I agree it seems that Julia is not being aggressive on freeing memory.
Maybe its because julia only know about Xpress’ pointer and not about what it points to? (I am as far as you can think of a julia memory management expert)
I would add oscar’s list:
Callling GC sometimes.
Working-out a solution to manually finalize Xpress (We would have to dig into Xpress’ createprob issue, FICO might be of help here)
Run mosel with julia’s run, I believe it will run smoothly. (just eliminate many tests and possibilities you raised)
Regarding using Base.run for solving models: the reason we switched from using Python to Julia is JuMP. Is there a way to still use JuMP with Base.run?
One of the major drawbacks to using Base.run (or Python’s subprocess) is that we have to write all inputs to disk to load them into mosel, as well as have mosel write outputs to disk and read them back in to memory (using Julia or Python). At least, that is how we got ins/outs from mosel in the past. I suppose that there is a better way using the C API (?), but that is what JuMP does!
I have also looked into using kubernetes to restart the Julia pods based off of some metric. Unfortunately I have come up empty handed so far (we are not iterating in the app so there is no distinct counter of problems solved). The only idea that would work is using a cron job to restart the pods every day. However, this is just a band-aid and I would rather figure out the true problem and fix it.
I have not found a reason to contact FICO yet as I have not identified any issue with Xpress. The problem, as you noted, appears to be in Julia.
I will keep pursuing this avenue in parallel.
Just to note: the app is not iterating over problems and is running 12-20 Julia instances. We have no control over how complex any given problem is nor how many problems are run in any given time interval (except for limiting user POST’s). We would like to process as many jobs in parallel as possible to give users the best experience possible. Unfortunately, all solutions so far (using 1 THREAD or limiting the solver’s memory use) will lead to slower jobs, which negates 1,000’s of hours of work spent making the app faster.

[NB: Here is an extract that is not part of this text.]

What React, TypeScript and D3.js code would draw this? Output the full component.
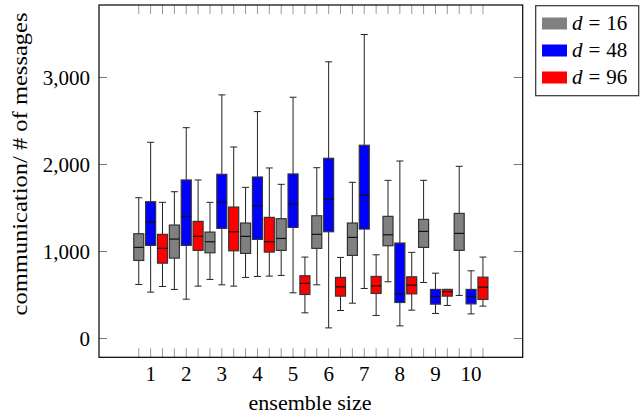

My understanding is that in the Xpress “alone” case you were calling is as a subprocess, which opens and completely closes a process right after it finishes.
In terms of julia this would be equivalent to something like:
myscript.jl =
using REoptLite, JuMP, Xpress
m = Model(Xpress.Optimizer)
r = run_reopt(m, "outage.json")
than call as:
for _ in range(1,stop=1000)
run(`julia myscript.jl`)
end
It doesn’t hurt to tell them you would be interested in commercial support for Xpress.jl. They may have suggestions for parameters to set to help with the memory usage.
Here is the chart with THREADS=1 : what can we conclude from it?
That Xpress allocates less memory because it is not parallelizing the branch and bound.
I think you need something like this:
function run_reopt(inputs)
model = direct_model(Xpress.Optimizer())
# ... do stuff
results = get_results(model)
xpress = backend(model)
finalize(xpress)
return results
end
FWIW I thought that there might be a plateau in the average memory usage but I now suspect that the memory usage can continue to grow indefinitely: after increasing our server memory to 128 GB from 64 GB the app just filled it out after a few days
Note that the models run on this server are not controlled (anyone can POST any scenario), so the relatively flat periods of memory use could also be periods of relative inactivity.
@ericphanson mentioned running GC more often as a fix to managing memory usage in containerized Julia sessions; we are running GC.gc() after every JuMP model is solved but the memory usage continues to grow. Is there something else that we should be doing or do we need to wait for the issue mentioned by @jameson to be addressed?
From your picture above (up three), the difference between the blue and red definitely seems like Julia isn’t finalizing the C backend aggressively. This probably explains why CPLEX had something similar.
So that’s part of the problem, but it doesn’t explain the gradual increase even in the red line.
Is this latest (bottom) picture with the manual finalizer? How many solves are called during this time? It really looks like Xpress is allocating something, and then not releasing it when finalized. Are you on the latest version of Xpress?